Quagliarella: "Ricordo l'emozione del mio esordio al San Paolo, i tifosi non devono scusarsi con me! Ho un poster con lo striscione dedicatomi, dissi afammocc dopo la sentenza! Sul ritorno..." [VIDEO]

22.04.2017
23:14
Redazione

Fabio Quagliarella, attaccante della Sampdoria, ha rilasciato alcune dichiarazioni al programma ‘I signori del calcio’ in onda su Sky Sport. Ecco quanto evidenziato da CalcioNapoli24.it:

"Prima dell'ultima partita di campionato con l'Udinese, in casa contro il Cagliari, mi arrivò in settimana la chiamata della società e del mio procuratore che mi parlò della 'probabilità' che il Napoli mi volesse. Mi disse che il giorno dopo avrei dovuto dare una risposta, io risposi: 'Guarda non c'è bisogno di aspettar domani, te lo posso dire anche ora!'. Era bella quella cosa di sapere che tornavo a casa.

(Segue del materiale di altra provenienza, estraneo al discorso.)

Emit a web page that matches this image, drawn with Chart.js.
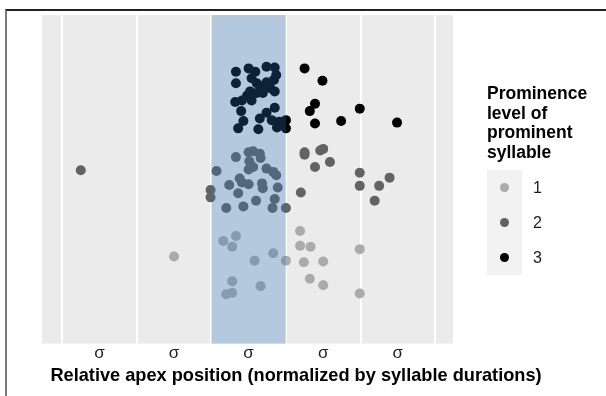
<!DOCTYPE html>
<html>
<head>
<meta charset="utf-8">
<script src="https://cdn.jsdelivr.net/npm/chart.js@4.4.1/dist/chart.umd.min.js"></script>
<style>
    html, body { margin: 0; padding: 0; background: #fff; }
    #frame {
        position: absolute; left: 5px; top: 9px; right: 0; bottom: 0;
        border-top: 2px solid #222; border-left: 2px solid #7a7a7a;
    }
    #myCanvas { position: absolute; left: 0; top: 0; }
</style>
</head>
<body>
<div id="frame"></div>
<canvas id="myCanvas" width="606" height="396"></canvas>
<script>
const levels = ["1", "2", "3"];
const levelColors = ["#ababab", "#636363", "#000000"];

// jittered points, x = relative apex position, y = prominence level + jitter
const level1X = [2.16, 2.33, 2.28, 2.58, 2.83, 3.00, 2.28, 2.66, 2.20, 2.28, 1.50, 3.19, 3.19, 3.33, 3.24, 3.50, 3.32, 3.50, 3.99, 3.99];
const level1Y = [1.25, 1.31, 1.18, 1.01, 1.10, 1.01, 0.76, 0.70, 0.60, 0.62, 1.06, 1.37, 1.19, 1.18, 0.99, 1.00, 0.79, 0.71, 1.15, 0.61];

const level2X = [2.33, 2.50, 2.56, 2.65, 2.66, 2.51, 2.56, 2.50, 2.07, 2.74, 2.83, 2.87, 2.38, 2.41, 2.50, 2.24, 2.68, 2.69, 2.89, 1.99, 1.99, 2.36, 2.60, 2.85, 2.20, 2.43, 2.82, 3.00,
    3.25, 3.25, 3.46, 3.50, 3.59, 3.39, 3.99, 4.39, 3.99, 4.25, 3.20, 4.19, 0.25];
const level2Y = [2.27, 2.33, 2.34, 2.31, 2.26, 2.22, 2.15, 2.12, 2.10, 2.13, 2.09, 2.05, 2.01, 1.96, 1.94, 1.93, 1.95, 1.89, 1.90, 1.87, 1.78, 1.83, 1.74, 1.76, 1.65, 1.67, 1.65, 1.65,
    2.33, 2.30, 2.35, 2.37, 2.21, 2.15, 2.08, 2.02, 1.92, 1.92, 1.84, 1.74, 2.11];

const level3X = [2.33, 2.50, 2.59, 2.74, 2.85, 2.87, 2.33, 2.54, 2.61, 2.74, 2.84, 2.68, 2.52, 2.48, 2.61, 2.32, 2.41, 2.54, 2.69, 2.79, 2.85, 2.40, 2.85, 2.43, 2.36, 2.63, 2.65, 2.74, 2.81, 2.91, 2.88, 3.00, 3.00,
    3.25, 3.49, 3.39, 3.32, 3.99, 3.74, 3.39, 4.49];
const level3Y = [3.31, 3.35, 3.31, 3.37, 3.36, 3.27, 3.17, 3.23, 3.17, 3.18, 3.21, 3.13, 3.07, 3.02, 3.05, 2.94, 2.96, 2.96, 3.05, 3.11, 3.07, 2.83, 2.87, 2.71, 2.62, 2.61, 2.74, 2.81, 2.72, 2.70, 2.63, 2.72, 2.62,
    3.35, 3.20, 2.92, 2.83, 2.86, 2.71, 2.68, 2.69];

const gridBreaks = [0, 1, 2, 3, 4, 5];
const tickPositions = [0.5, 1.5, 2.5, 3.5, 4.5];
const tickLabel = "σ";
const prominentRange = [2, 3];
const xTitle = "Relative apex position (normalized by syllable durations)";
const legendTitle = ["Prominence", "level of", "prominent", "syllable"];

const FONT = "'Liberation Sans', Arial, sans-serif";

const toPoints = (xs, ys) => xs.map((x, i) => ({ x: x, y: ys[i] }));

const data = {
    datasets: [
        { label: levels[0], data: toPoints(level1X, level1Y), backgroundColor: levelColors[0] },
        { label: levels[1], data: toPoints(level2X, level2Y), backgroundColor: levelColors[1] },
        { label: levels[2], data: toPoints(level3X, level3Y), backgroundColor: levelColors[2] },
    ].map((ds) => ({ ...ds, pointRadius: 5, pointHoverRadius: 5, borderWidth: 0 })),
};

// grey ggplot panel behind the grid
const panelBackground = {
    id: "panelBackground",
    beforeDraw(chart) {
        const { ctx, chartArea } = chart;
        ctx.save();
        ctx.fillStyle = "#ebebeb";
        ctx.fillRect(chartArea.left, chartArea.top, chartArea.right - chartArea.left, chartArea.bottom - chartArea.top);
        ctx.restore();
    },
};

// translucent blue band over the prominent syllable, drawn on top of the points
const prominentBand = {
    id: "prominentBand",
    afterDatasetsDraw(chart) {
        const { ctx, chartArea, scales } = chart;
        const x0 = scales.x.getPixelForValue(prominentRange[0]);
        const x1 = scales.x.getPixelForValue(prominentRange[1]);
        ctx.save();
        ctx.fillStyle = "rgba(45, 114, 190, 0.29)";
        ctx.fillRect(x0, chartArea.top, x1 - x0, chartArea.bottom - chartArea.top);
        ctx.restore();
    },
};

// axis title sits off-centre in the original, so it is drawn here
const axisTitle = {
    id: "axisTitle",
    afterDraw(chart) {
        const ctx = chart.ctx;
        ctx.save();
        ctx.fillStyle = "#000";
        ctx.font = "bold 18.2px " + FONT;
        ctx.textAlign = "center";
        ctx.textBaseline = "alphabetic";
        ctx.fillText(xTitle, 296, 381);
        ctx.restore();
    },
};

// ggplot style legend on the right
const sideLegend = {
    id: "sideLegend",
    afterDraw(chart) {
        const ctx = chart.ctx;
        const left = 487;
        ctx.save();
        ctx.fillStyle = "#000";
        ctx.font = "bold 17.5px " + FONT;
        ctx.textBaseline = "alphabetic";
        legendTitle.forEach((line, i) => ctx.fillText(line, left, 99 + i * 19.5));

        const keyTop = 170;
        const keySize = 35;
        ctx.fillStyle = "#f2f2f2";
        ctx.fillRect(left, keyTop, keySize, keySize * chart.data.datasets.length);

        ctx.font = "16px " + FONT;
        ctx.textBaseline = "middle";
        chart.data.datasets.forEach((ds, i) => {
            const cy = keyTop + keySize * i + keySize / 2;
            ctx.beginPath();
            ctx.arc(left + keySize / 2, cy, 4.5, 0, Math.PI * 2);
            ctx.fillStyle = ds.backgroundColor;
            ctx.fill();
            ctx.fillStyle = "#1a1a1a";
            ctx.fillText(ds.label, left + 46, cy + 1);
        });
        ctx.restore();
    },
};

new Chart(document.getElementById("myCanvas"), {
    type: "scatter",
    data,
    plugins: [panelBackground, prominentBand, axisTitle, sideLegend],
    options: {
        responsive: false,
        animation: false,
        devicePixelRatio: 1,
        layout: {
            padding: { left: 42, top: 15, right: 153, bottom: 32 },
        },
        plugins: {
            legend: { display: false },
            tooltip: { enabled: false },
        },
        scales: {
            x: {
                type: "linear",
                min: -0.27,
                max: 5.24,
                afterBuildTicks: (scale) => {
                    scale.ticks = [...gridBreaks, ...tickPositions]
                        .sort((a, b) => a - b)
                        .map((v) => ({ value: v }));
                },
                border: { display: false },
                grid: {
                    color: (c) => (c.tick && gridBreaks.includes(c.tick.value) ? "#ffffff" : "rgba(0,0,0,0)"),
                    lineWidth: 2,
                    drawTicks: false,
                },
                ticks: {
                    autoSkip: false,
                    maxRotation: 0,
                    padding: 0,
                    color: "#222",
                    font: { family: FONT, size: 17 },
                    callback: (value) => (tickPositions.includes(value) ? tickLabel : ""),
                },
            },
            y: {
                type: "linear",
                min: 0,
                max: 4,
                display: false,
            },
        },
    },
});
</script>
</body>
</html>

Avevo il poster di tutta la squadra del Napoli, di Maradona e di Careca. Parlai col presidente (De Laurentiis, ndr) e chiesi qualche giorno in più di vacanza: andai in Polinesia e ricordo che al rientro in Italia c'erano già canzoni, pizze e caffè col nome mio. Mi dissi: ancora devo indossare questa maglia, dopo che succede?! Ovviamente sapevo di avere grande responsabilità, rappresentavo per i tifosi uno di loro in campo. Con me c'erano Paolo Cannavaro, Iezzo e Viale con cui condividevo questa 'pressione' bellissima. Feci l'esordio in Palermo-Napoli, ricordo ancora il mio esordio col Napoli al San Paolo contro il Livorno: iniziai ad emozionarmi già nel tragitto verso il San Paolo, ero teso e sudavo senza muovermi! Poi però riuscii a calmarmi ed andò alla grande".

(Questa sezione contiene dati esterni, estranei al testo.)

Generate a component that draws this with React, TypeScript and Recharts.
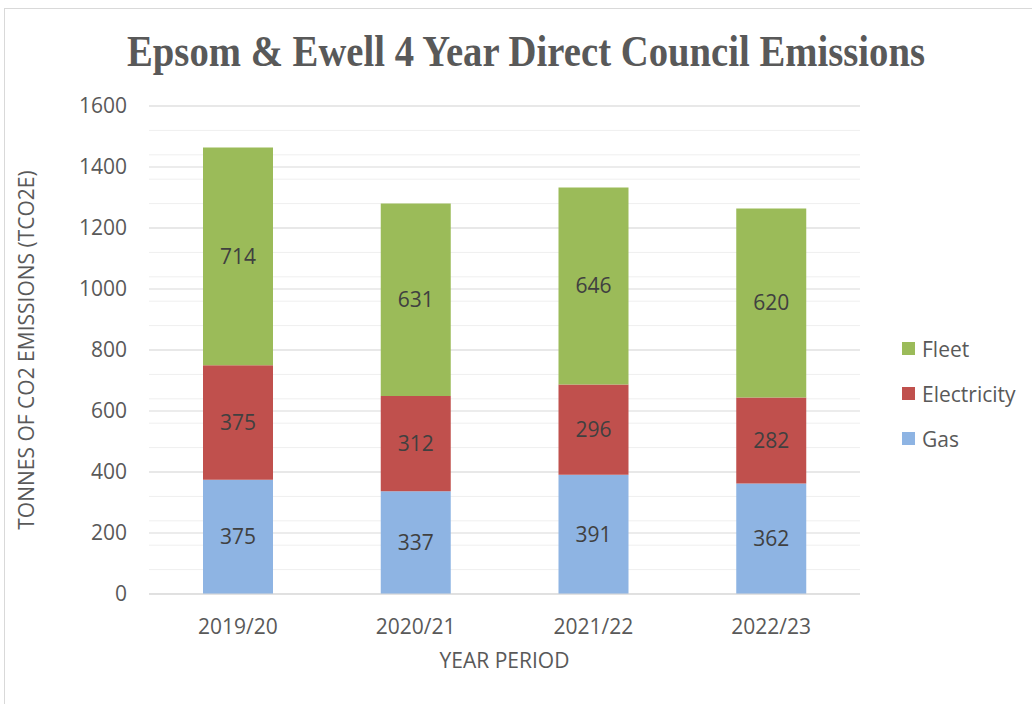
import { BarChart, Bar, XAxis, YAxis, CartesianGrid, LabelList } from 'recharts'

const years = ['2019/20', '2020/21', '2021/22', '2022/23']
const gas = [375, 337, 391, 362]
const electricity = [375, 312, 296, 282]
const fleet = [714, 631, 646, 620]
const yTicks = [0, 200, 400, 600, 800, 1000, 1200, 1400, 1600]

const chartData = years.map((year, i) => ({
  year,
  gas: gas[i],
  electricity: electricity[i],
  fleet: fleet[i]
}))

const minorTicks: number[] = []
for (let v = 0; v <= 1600; v += 40) minorTicks.push(v)

const FONT = '"Open Sans", Lato, sans-serif'
const TEXT = '#595959'

const legendItems = [
  { name: 'Fleet', color: '#9BBB59' },
  { name: 'Electricity', color: '#C0504D' },
  { name: 'Gas', color: '#8EB4E3' }
]

function ChartLegend() {
  return (
    <div style={{ position: 'absolute', left: 902, top: 326, fontFamily: FONT, fontSize: 21, color: TEXT }}>
      {legendItems.map(item => (
        <div key={item.name} style={{ display: 'flex', alignItems: 'center', height: 45 }}>
          <span style={{ width: 13, height: 13, background: item.color, marginRight: 7 }} />
          {item.name}
        </div>
      ))}
    </div>
  )
}

export default function App() {
  return (
    <div style={{ position: 'fixed', left: 0, top: 0, width: 1032, height: 704, background: '#fff', overflow: 'hidden' }}>
      <div style={{ position: 'absolute', left: 4, top: 8, width: 1040, height: 710, border: '1px solid #d9d9d9' }} />
      <div style={{ position: 'absolute', left: 0, top: 0 }}>
        <BarChart
          width={1032}
          height={704}
          data={chartData}
          margin={{ top: 106, right: 172, bottom: 30, left: 0 }}
          barSize={70}
        >
          <CartesianGrid vertical={false} horizontalValues={minorTicks} stroke="#efefef" />
          <CartesianGrid vertical={false} horizontalValues={yTicks} stroke="#d9d9d9" />
          <XAxis
            dataKey="year"
            axisLine={{ stroke: '#d9d9d9' }}
            tickLine={false}
            tick={{ fill: TEXT, fontSize: 21, fontFamily: FONT }}
            tickMargin={19}
            height={80}
            label={{ value: 'YEAR PERIOD', position: 'insideBottom', offset: 6, fill: TEXT, fontSize: 21, fontFamily: FONT }}
          />
          <YAxis
            domain={[0, 1600]}
            ticks={yTicks}
            width={149}
            axisLine={false}
            tickLine={false}
            tick={{ fill: TEXT, fontSize: 21, fontFamily: FONT }}
            tickMargin={16}
            label={{
              value: 'TONNES OF CO2 EMISSIONS (TCO2E)',
              angle: -90,
              position: 'insideLeft',
              offset: 27,
              style: { textAnchor: 'middle' },
              fill: TEXT,
              fontSize: 21,
              fontFamily: FONT
            }}
          />
          <Bar dataKey="gas" stackId="a" fill="#8EB4E3" isAnimationActive={false}>
            <LabelList dataKey="gas" position="center" fill="#404040" fontSize={21} fontFamily={FONT} />
          </Bar>
          <Bar dataKey="electricity" stackId="a" fill="#C0504D" isAnimationActive={false}>
            <LabelList dataKey="electricity" position="center" fill="#404040" fontSize={21} fontFamily={FONT} />
          </Bar>
          <Bar dataKey="fleet" stackId="a" fill="#9BBB59" isAnimationActive={false}>
            <LabelList dataKey="fleet" position="center" fill="#404040" fontSize={21} fontFamily={FONT} />
          </Bar>
        </BarChart>
      </div>
      <ChartLegend />
      <svg width={1032} height={120} style={{ position: 'absolute', left: 0, top: 0 }}>
        <g transform="translate(526,66) scale(1,1.25)">
          <text
            x={0}
            y={0}
            textAnchor="middle"
            textLength={798}
            lengthAdjust="spacingAndGlyphs"
            fill={TEXT}
            fontFamily='"Liberation Serif", serif'
            fontWeight="bold"
            fontSize={35}
          >
            Epsom &amp; Ewell 4 Year Direct Council Emissions
          </text>
        </g>
      </svg>
    </div>
  )
}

"Ad Udine dividevo lo spogliatoio con Di Natale: lui non voleva saperne proprio di giocare contro il Napoli. Una volta però ha giocato con me al San Paolo in un Napoli-Udinese! Credo forse sia stata l'unica volta che è venuto al San Paolo, quella era una scelta sua, anche lui l'ha detto ultimamente. Io prendevo il ritorno come un modo per tornare dalla famiglia invece lui non ne voleva sapere! Era una cosa divertente".

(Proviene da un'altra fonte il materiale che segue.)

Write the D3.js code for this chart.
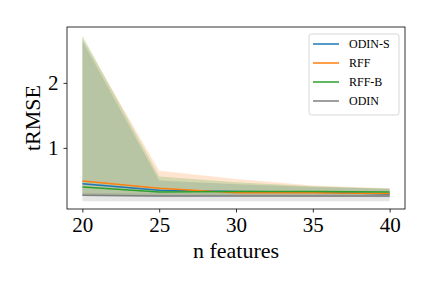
<!DOCTYPE html>
<html>
<head>
<meta charset="utf-8">
<script src="https://cdn.jsdelivr.net/npm/d3@7"></script>
<style>
  body { margin: 0; background: #fff; }
  svg text { font-family: "Liberation Serif", "DejaVu Serif", serif; fill: #000; }
</style>
</head>
<body>
<div id="chart"></div>
<script>
const nFeatures = [20, 25, 30, 35, 40]

// mean tRMSE and shaded band per method
const odinSMean = [0.45, 0.35, 0.33, 0.32, 0.29]
const odinSLo = [0.26, 0.25, 0.25, 0.25, 0.24]
const odinSHi = [2.65, 0.50, 0.44, 0.40, 0.37]

const rffMean = [0.49, 0.38, 0.31, 0.31, 0.30]
const rffLo = [0.27, 0.26, 0.26, 0.25, 0.25]
const rffHi = [2.69, 0.65, 0.52, 0.42, 0.38]

const rffBMean = [0.40, 0.32, 0.33, 0.33, 0.32]
const rffBLo = [0.27, 0.26, 0.26, 0.26, 0.26]
const rffBHi = [2.73, 0.56, 0.47, 0.41, 0.37]

const odinMean = [0.27, 0.26, 0.26, 0.26, 0.26]
const odinLo = [0.18, 0.18, 0.18, 0.18, 0.18]
const odinHi = [0.31, 0.30, 0.30, 0.30, 0.30]

const xTicks = [20, 25, 30, 35, 40]
const yTicks = [1, 2]

const series = [
  { name: 'ODIN-S', color: '#1f77b4', mean: odinSMean, lo: odinSLo, hi: odinSHi },
  { name: 'RFF', color: '#ff7f0e', mean: rffMean, lo: rffLo, hi: rffHi },
  { name: 'RFF-B', color: '#2ca02c', mean: rffBMean, lo: rffBLo, hi: rffBHi },
  { name: 'ODIN', color: '#7f7f7f', mean: odinMean, lo: odinLo, hi: odinHi },
]

const W = 432, H = 288
const m = { left: 67, right: 27, top: 27, bottom: 79 }

const svg = d3.select('#chart').append('svg')
  .attr('width', W).attr('height', H)

const x = d3.scaleLinear().domain([19, 41]).range([m.left, W - m.right])
const y = d3.scaleLinear().domain([0.06, 2.86]).range([H - m.bottom, m.top])

const area = d3.area()
  .x((d, i) => x(nFeatures[i]))
  .y0(d => y(d[0]))
  .y1(d => y(d[1]))

const line = d3.line()
  .x((d, i) => x(nFeatures[i]))
  .y(d => y(d))

// bands first, then lines, like fill_between drawn per method
series.forEach(s => {
  svg.append('path')
    .datum(s.lo.map((v, i) => [v, s.hi[i]]))
    .attr('d', area)
    .attr('fill', s.color)
    .attr('fill-opacity', 0.2)
})

series.forEach(s => {
  svg.append('path')
    .datum(s.mean)
    .attr('d', line)
    .attr('fill', 'none')
    .attr('stroke', s.color)
    .attr('stroke-width', 1.5)
})

// frame
svg.append('rect')
  .attr('x', m.left).attr('y', m.top)
  .attr('width', W - m.left - m.right).attr('height', H - m.top - m.bottom)
  .attr('fill', 'none').attr('stroke', '#000').attr('stroke-width', 0.8)

const xAxis = svg.append('g')
  .attr('transform', `translate(0,${H - m.bottom})`)
  .call(d3.axisBottom(x).tickValues(xTicks).tickFormat(d3.format('d')).tickSize(3.5).tickPadding(4))
const yAxis = svg.append('g')
  .attr('transform', `translate(${m.left},0)`)
  .call(d3.axisLeft(y).tickValues(yTicks).tickFormat(d3.format('d')).tickSize(3.5).tickPadding(5))

;[xAxis, yAxis].forEach(g => {
  g.select('.domain').remove()
  g.selectAll('line').attr('stroke', '#000').attr('stroke-width', 0.8)
  g.selectAll('text').attr('font-size', 21).style('font-family', '"Liberation Serif", serif').attr('fill', '#000')
})
xAxis.selectAll('text').attr('dy', '0.72em')

svg.append('text')
  .attr('x', (m.left + W - m.right) / 2).attr('y', 258)
  .attr('text-anchor', 'middle').attr('font-size', 22)
  .text('n features')

svg.append('text')
  .attr('transform', `translate(40,${(m.top + H - m.bottom) / 2}) rotate(-90)`)
  .attr('text-anchor', 'middle').attr('font-size', 22)
  .text('tRMSE')

// legend
const lg = svg.append('g').attr('transform', 'translate(309,34)')
lg.append('rect')
  .attr('width', 90).attr('height', 81).attr('rx', 2.5)
  .attr('fill', '#fff').attr('fill-opacity', 0.8)
  .attr('stroke', '#ccc').attr('stroke-width', 0.8)
series.forEach((s, i) => {
  const yy = 10 + i * 19
  lg.append('line')
    .attr('x1', 4).attr('x2', 30).attr('y1', yy).attr('y2', yy)
    .attr('stroke', s.color).attr('stroke-width', 1.5)
  lg.append('text')
    .attr('x', 40).attr('y', yy).attr('dy', '0.35em')
    .attr('font-size', 12)
    .text(s.name)
})
</script>
</body>
</html>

"Dal mio arrivo a Napoli, anzi già da un anno prima, iniziavano ad arrivarmi lettere anonime, minacce di morte, messaggi sul telefonino di ogni genere, a me, a mio padre, a mia madre, di qualsiasi natura. Attacchi brutti di pedofilia, di camorra. E da lì è iniziato un incubo. È iniziata a venire a mancare la serenità per giocare. Questo fatto era diventato un incubo, un’ossessione. Qualsiasi persona ti guardasse, tu avresti potuto dire “può essere lui, può essere l’altro”. E credetemi, io non amo tanto ritornarci su, perché fa male, perché è come riaprire una ferita che mi sono portato dietro per diversi anni. Non è una cosa di uno, due, tre mesi, stiamo parlando di anni e anni. Ho iniziato a perdere la mia serenità. Quando dovevo conoscere la sentenza, la notte non ho dormito e quando la mattina successiva mi è stata comunicata da mio padre non sapevo se ridere o piangere. Usai un’espressione napoletana: ‘Vafammocc’. Ora le persone quando mi vedono si scusano, ma lo dico a tutti che non si devono scusare: non sapevano nulla!".

"Il mio sogno era giocare con la fascia di capitano a Napoli, e questo sogno mi è rimasto in gola insieme al Mondiale del 2010. Il Napoli ha tante ambizioni ed io sono in avanti con l’età, sono grande. Quello che mi importa è di aver fatto pace con la mia famiglia. Quello striscione che è stato esposto in Napoli-Atalanta, ho fatto fare un poster e ce l’ho a casa. “Nell’incubo in cui hai vissuto enorme dignità, ci riabbracceremo presto Fabio, figlio di questa città”. Cosa dire? Non era dovuto nei miei confronti, ma è una cosa che mi ha riempito il cuore all’ennesima potenza".